Unizor - Limits - F(x)=e^x

In the chapter describing exponential functions we introduced the concept of steepness β of an exponential function F(x)=a^x at point x=0 as a limit of a ratio between increment of a function between points x=0 and x=1/n (that is F(1/n)−F(0)=a^(1/n)−a^0) and a corresponding increment of an argument (that is 1/n−0) when n→∞, so a point x=1/n is getting closer and closer to a point x=0.
After a trivial simplification (since a^0=1) the steepness of a function F(x)=a^x at point x=0 is defined as
β = lim[n→∞](a^(1/n)−1)/(1/n) = lim[n→∞]n·(a^(1/n)−1)

At this point we would like you to recall the material presented in the lecture Algebra - Exponential Functions - Problems 2 about a steepness of exponential functions 2^x and 3^x at a point x=0. Refer to that lecture for refreshing.
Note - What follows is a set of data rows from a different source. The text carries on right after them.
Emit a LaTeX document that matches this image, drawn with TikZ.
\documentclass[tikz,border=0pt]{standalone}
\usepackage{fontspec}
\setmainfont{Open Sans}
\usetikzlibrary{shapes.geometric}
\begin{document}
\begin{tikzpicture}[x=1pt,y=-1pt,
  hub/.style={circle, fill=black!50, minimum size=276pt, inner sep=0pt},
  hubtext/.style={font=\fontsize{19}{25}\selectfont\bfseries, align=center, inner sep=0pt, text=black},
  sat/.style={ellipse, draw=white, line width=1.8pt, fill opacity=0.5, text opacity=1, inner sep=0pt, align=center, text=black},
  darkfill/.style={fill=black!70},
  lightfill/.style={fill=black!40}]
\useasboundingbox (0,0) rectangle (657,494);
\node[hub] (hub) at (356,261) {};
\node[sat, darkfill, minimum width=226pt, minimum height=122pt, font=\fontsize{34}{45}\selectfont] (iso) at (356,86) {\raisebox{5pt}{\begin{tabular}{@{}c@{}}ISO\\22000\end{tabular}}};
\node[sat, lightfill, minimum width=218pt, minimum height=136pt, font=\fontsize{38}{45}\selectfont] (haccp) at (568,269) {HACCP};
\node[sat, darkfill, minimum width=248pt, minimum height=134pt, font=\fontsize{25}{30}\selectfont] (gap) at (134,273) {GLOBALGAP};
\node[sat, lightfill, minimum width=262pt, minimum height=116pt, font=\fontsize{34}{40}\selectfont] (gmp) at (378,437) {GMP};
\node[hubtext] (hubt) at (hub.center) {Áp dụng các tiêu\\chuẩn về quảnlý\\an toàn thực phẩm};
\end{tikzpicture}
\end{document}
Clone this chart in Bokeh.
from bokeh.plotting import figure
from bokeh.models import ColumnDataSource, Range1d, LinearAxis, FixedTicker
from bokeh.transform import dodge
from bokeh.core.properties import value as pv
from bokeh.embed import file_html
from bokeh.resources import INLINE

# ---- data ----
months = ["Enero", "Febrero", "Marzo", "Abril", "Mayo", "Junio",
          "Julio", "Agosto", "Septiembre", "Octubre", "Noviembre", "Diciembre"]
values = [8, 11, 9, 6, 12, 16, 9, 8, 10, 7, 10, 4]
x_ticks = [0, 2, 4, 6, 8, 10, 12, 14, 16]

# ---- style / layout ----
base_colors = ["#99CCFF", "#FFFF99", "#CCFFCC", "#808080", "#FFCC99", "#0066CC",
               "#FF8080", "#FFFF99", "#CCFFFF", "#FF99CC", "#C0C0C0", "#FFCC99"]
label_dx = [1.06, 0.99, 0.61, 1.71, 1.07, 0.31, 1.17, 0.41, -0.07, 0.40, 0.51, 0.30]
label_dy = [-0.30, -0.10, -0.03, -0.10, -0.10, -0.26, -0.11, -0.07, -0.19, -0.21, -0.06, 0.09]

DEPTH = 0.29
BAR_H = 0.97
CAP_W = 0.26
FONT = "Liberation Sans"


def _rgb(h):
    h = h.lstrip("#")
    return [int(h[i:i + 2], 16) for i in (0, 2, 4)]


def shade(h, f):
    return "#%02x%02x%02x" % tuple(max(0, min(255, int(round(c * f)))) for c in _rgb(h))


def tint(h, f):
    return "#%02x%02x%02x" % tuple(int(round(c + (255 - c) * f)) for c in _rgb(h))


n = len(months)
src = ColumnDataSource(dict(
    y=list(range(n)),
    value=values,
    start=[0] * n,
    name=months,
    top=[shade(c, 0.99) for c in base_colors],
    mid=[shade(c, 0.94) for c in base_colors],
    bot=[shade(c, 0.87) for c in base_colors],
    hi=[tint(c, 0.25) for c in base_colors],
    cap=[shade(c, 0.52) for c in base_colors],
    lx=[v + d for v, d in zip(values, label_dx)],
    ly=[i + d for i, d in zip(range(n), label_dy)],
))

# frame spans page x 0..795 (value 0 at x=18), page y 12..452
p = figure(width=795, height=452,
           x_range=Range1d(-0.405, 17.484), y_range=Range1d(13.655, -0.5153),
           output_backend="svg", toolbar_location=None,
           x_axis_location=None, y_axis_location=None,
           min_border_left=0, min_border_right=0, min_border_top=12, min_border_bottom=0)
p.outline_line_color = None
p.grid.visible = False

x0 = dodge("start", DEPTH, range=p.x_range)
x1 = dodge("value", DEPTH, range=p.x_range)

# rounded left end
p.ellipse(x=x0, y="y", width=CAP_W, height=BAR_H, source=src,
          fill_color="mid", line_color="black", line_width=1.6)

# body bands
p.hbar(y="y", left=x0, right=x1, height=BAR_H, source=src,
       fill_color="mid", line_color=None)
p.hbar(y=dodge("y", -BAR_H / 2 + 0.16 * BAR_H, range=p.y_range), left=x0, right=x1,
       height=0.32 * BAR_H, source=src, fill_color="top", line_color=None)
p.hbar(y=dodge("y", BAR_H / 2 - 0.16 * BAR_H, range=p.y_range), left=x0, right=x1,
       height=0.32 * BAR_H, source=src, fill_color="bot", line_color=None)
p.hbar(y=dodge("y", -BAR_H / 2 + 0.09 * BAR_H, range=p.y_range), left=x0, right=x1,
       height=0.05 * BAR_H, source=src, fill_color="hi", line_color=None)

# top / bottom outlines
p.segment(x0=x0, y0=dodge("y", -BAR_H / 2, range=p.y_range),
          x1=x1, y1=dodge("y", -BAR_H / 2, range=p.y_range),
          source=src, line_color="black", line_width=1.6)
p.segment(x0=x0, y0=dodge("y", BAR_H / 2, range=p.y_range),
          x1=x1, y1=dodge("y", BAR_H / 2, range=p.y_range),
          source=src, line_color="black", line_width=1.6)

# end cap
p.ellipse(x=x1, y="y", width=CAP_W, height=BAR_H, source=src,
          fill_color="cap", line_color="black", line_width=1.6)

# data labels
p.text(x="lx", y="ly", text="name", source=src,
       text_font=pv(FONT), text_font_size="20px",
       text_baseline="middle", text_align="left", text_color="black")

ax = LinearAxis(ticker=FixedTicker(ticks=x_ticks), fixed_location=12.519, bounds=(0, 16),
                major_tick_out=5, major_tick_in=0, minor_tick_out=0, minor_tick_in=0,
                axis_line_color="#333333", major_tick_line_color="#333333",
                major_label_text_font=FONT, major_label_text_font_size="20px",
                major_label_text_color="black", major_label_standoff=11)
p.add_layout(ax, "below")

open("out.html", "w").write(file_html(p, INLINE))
We have proved there that the steepness of a function 2^x at point x=0 is less than 1, while the steepness of a function 3^x at point x=0 is greater than 1.
Assuming continuity of steepness as it depends on the base of the exponential function, it is reasonable to expect that somewhere between 2 and 3 there is a value of a base of an exponential function with the steepness equaled exactly to 1. This value of a base is denoted as e in mathematics and its approximate value is 2.71.
Therefore, we can write:
lim[n→∞] (e^(1/n)−1)/(1/n) = 1

Slightly deviating from the rigorousness we used to apply to our statements, we can derive from the last equality that there is an approximation
(e^(1/n)−1)/(1/n) ≅ 1
which becomes better and better as n→∞.
Or, resolving this for e,
e^(1/n)−1 ≅ 1/n or
e^(1/n) ≅ 1+1/n or
e ≅ (1+1/n)^n
Returning to exact equality, we can write the value of e as the following limit:
e = lim[n→∞] (1+1/n)^n

Summarizing the above logic, we have determined a specific value of the base of the exponential function with the steepness of 1 at point x=0. This value is designated a symbol e and is equal to
e = lim[n→∞] (1+1/n)^n
Thus, we have defined an exponential function
F(x) = e^x
Obviously, all properties of exponential functions are preserved in this particular function, including but not limited to:
e^0 = 1
e^1 = e
e^(x+y) = e^x·e^y
e^(x·y) = (e^x)^y

Another interesting fact is that steepness, as we introduced it for function F(x)=e^x at point x=0, can be defined at any other point using exactly the same methodology.
Consider any point x=x0. Now step forward from this point by a value 1/n to a point x=x0+1/n. Construct a ratio between the difference in the values of a function in these two points and the difference in the values of an argument:
β = [F(x0+1/n) − F(x0)] / (1/n)
As n→∞, the limit of this ratio characterizes the steepness of a function F(x) at point x0.

In case of the function we have introduced in this lecture, F(x)=e^x, the steepness at any point x0 equals to a limit of the following expression, as n→∞:
[e^(x0+1/n) − e^x0] / (1/n) =
= [e^(x0)·e^(1/n) − e^(x0)] / (1/n) =
= e^(x0)·[e^(1/n) − 1] / (1/n)
As n→∞, e^(x0) remains a constant while the expression
[e^(1/n) − 1] / (1/n), which represents the steepness of function ex at point x=0, has a limit of 1.
Therefore, the steepness of function e^x at any point x0 equals to a value of this function at this same point, that is e^(x0). This is quite a remarkable and unique property of function F(x)=e^x.